** Objective **
Give the number of lines in the data that hold the word "drawn", and nothing else.

## START Extracted information

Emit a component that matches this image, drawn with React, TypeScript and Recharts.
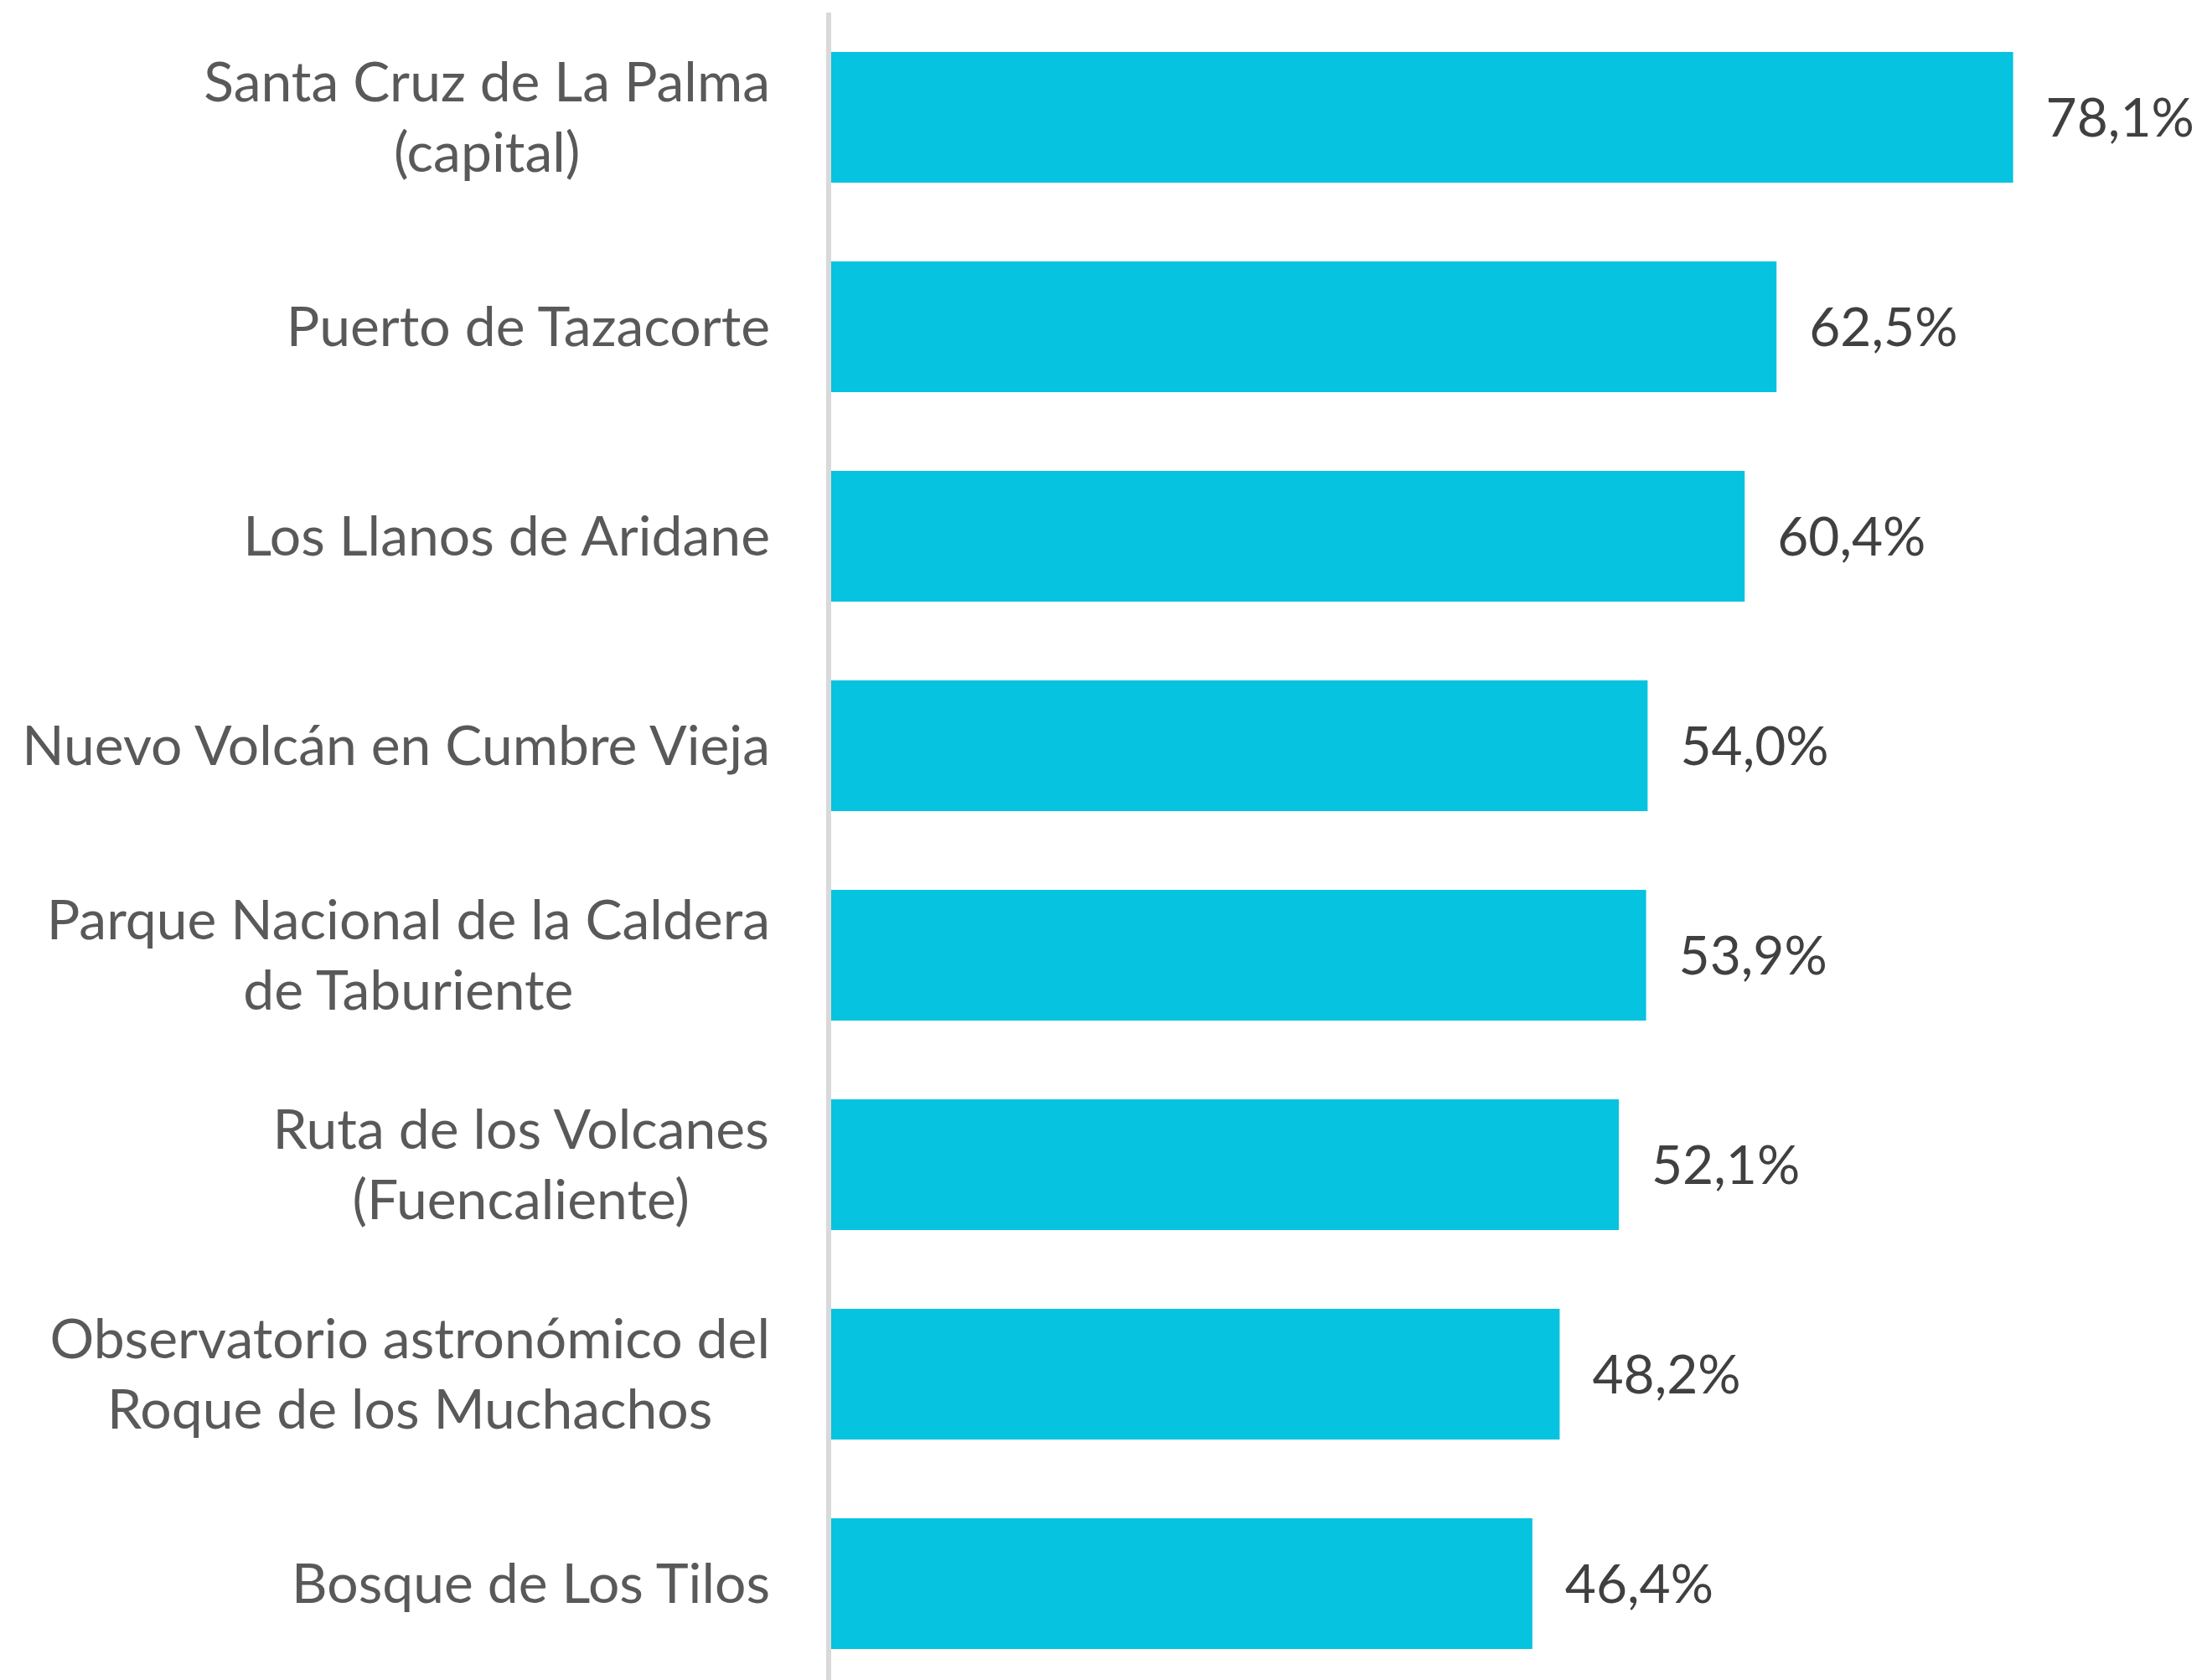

## END Extracted information
## START Extracted information

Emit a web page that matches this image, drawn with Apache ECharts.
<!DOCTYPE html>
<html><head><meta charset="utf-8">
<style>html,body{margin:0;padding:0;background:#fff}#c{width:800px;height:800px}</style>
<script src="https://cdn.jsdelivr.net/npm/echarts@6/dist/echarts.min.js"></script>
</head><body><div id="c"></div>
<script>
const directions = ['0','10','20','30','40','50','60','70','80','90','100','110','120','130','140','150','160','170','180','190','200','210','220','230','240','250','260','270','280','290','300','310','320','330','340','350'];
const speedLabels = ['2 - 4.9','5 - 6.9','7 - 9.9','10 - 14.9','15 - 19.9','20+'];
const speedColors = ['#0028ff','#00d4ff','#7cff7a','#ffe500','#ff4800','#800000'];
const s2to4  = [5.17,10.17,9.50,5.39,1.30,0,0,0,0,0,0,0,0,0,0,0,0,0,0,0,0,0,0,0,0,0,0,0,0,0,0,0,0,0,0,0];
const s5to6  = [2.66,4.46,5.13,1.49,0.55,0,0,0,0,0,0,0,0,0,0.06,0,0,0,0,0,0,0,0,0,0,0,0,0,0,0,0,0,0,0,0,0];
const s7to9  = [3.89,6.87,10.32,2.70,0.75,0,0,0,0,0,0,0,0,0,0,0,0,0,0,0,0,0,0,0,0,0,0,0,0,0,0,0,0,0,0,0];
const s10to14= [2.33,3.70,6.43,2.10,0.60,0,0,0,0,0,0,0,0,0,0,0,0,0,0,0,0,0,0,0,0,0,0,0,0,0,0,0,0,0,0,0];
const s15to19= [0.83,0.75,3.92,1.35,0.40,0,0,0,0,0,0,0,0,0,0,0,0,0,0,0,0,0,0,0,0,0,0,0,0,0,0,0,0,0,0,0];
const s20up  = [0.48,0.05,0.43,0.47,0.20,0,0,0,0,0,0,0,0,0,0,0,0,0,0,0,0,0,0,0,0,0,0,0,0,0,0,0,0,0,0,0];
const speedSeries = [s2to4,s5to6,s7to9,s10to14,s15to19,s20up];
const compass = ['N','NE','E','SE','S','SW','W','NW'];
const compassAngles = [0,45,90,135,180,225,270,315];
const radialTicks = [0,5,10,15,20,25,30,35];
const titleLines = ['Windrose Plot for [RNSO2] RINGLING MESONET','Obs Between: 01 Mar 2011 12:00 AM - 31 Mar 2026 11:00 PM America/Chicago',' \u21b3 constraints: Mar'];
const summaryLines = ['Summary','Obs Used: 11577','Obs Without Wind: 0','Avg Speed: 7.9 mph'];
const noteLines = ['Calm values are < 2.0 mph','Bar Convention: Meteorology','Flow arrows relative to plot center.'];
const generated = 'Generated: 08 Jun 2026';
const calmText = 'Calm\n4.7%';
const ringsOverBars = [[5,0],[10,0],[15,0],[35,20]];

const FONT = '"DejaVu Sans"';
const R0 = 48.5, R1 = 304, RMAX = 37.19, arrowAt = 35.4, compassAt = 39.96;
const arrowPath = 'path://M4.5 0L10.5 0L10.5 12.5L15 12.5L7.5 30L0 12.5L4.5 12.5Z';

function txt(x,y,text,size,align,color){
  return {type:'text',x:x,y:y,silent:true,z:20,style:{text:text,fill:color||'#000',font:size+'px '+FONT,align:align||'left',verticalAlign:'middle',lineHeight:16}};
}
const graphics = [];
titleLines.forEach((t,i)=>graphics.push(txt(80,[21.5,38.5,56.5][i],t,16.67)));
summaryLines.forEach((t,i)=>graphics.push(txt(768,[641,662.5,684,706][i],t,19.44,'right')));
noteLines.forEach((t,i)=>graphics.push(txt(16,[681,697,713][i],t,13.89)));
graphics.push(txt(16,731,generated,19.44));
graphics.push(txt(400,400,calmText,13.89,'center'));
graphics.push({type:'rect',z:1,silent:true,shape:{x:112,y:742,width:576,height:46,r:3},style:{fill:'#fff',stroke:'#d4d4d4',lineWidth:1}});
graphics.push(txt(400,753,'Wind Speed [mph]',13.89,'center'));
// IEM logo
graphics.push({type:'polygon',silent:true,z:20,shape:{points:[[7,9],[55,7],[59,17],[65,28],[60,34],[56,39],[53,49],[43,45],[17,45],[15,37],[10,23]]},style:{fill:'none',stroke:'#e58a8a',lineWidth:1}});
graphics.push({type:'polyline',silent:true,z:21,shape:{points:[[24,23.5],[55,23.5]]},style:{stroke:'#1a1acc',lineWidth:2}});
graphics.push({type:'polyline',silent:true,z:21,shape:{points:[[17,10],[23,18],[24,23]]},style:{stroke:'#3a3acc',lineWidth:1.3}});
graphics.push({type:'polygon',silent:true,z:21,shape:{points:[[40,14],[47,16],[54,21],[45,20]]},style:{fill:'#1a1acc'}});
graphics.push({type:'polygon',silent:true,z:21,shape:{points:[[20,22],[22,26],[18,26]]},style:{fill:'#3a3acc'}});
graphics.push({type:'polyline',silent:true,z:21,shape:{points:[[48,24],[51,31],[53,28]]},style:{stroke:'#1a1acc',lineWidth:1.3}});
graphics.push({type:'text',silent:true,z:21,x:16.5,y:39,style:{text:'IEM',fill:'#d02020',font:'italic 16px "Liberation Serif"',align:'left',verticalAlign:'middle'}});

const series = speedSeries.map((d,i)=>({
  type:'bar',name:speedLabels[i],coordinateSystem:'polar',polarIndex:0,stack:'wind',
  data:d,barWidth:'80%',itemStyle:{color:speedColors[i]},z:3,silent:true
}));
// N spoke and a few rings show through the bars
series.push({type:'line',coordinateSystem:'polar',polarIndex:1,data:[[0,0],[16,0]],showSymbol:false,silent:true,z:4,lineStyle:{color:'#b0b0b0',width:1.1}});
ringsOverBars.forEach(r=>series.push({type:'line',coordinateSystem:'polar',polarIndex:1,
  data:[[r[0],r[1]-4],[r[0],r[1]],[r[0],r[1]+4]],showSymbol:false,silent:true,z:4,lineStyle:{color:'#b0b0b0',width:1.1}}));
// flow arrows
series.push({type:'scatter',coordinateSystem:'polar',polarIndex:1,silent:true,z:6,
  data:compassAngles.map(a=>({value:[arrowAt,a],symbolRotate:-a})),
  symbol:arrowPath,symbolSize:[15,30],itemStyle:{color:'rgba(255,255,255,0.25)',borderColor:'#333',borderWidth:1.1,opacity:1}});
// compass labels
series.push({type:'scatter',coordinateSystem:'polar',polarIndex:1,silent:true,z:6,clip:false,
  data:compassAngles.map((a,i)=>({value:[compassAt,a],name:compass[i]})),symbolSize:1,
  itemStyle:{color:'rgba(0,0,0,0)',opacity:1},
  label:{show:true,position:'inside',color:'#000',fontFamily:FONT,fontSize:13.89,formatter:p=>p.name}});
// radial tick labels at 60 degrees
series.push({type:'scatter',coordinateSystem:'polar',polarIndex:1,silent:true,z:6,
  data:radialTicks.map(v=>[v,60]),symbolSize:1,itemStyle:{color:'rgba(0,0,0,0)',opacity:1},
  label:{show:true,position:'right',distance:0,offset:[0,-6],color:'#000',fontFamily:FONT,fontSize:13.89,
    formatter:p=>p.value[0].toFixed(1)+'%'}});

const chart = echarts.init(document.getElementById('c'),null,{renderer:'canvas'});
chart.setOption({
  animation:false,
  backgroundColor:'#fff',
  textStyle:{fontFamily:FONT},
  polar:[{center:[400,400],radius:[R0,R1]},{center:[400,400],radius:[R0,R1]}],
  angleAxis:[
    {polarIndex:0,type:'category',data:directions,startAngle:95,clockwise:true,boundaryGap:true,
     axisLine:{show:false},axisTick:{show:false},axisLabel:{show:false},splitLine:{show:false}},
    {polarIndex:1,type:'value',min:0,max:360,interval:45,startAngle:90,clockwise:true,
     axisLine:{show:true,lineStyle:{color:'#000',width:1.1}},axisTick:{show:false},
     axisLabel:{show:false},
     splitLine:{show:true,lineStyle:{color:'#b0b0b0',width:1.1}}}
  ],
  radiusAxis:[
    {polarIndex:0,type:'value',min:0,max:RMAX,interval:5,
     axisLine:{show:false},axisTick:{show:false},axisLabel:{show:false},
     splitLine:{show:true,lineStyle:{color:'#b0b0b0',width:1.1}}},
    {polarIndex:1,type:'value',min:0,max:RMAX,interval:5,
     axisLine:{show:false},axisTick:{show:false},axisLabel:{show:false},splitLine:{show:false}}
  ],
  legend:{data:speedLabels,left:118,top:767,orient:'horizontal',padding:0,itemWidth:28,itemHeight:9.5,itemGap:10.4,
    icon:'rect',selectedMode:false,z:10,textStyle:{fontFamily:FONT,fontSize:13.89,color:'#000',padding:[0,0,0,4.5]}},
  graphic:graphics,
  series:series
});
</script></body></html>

## END Extracted information

** Reply to the exercise **
2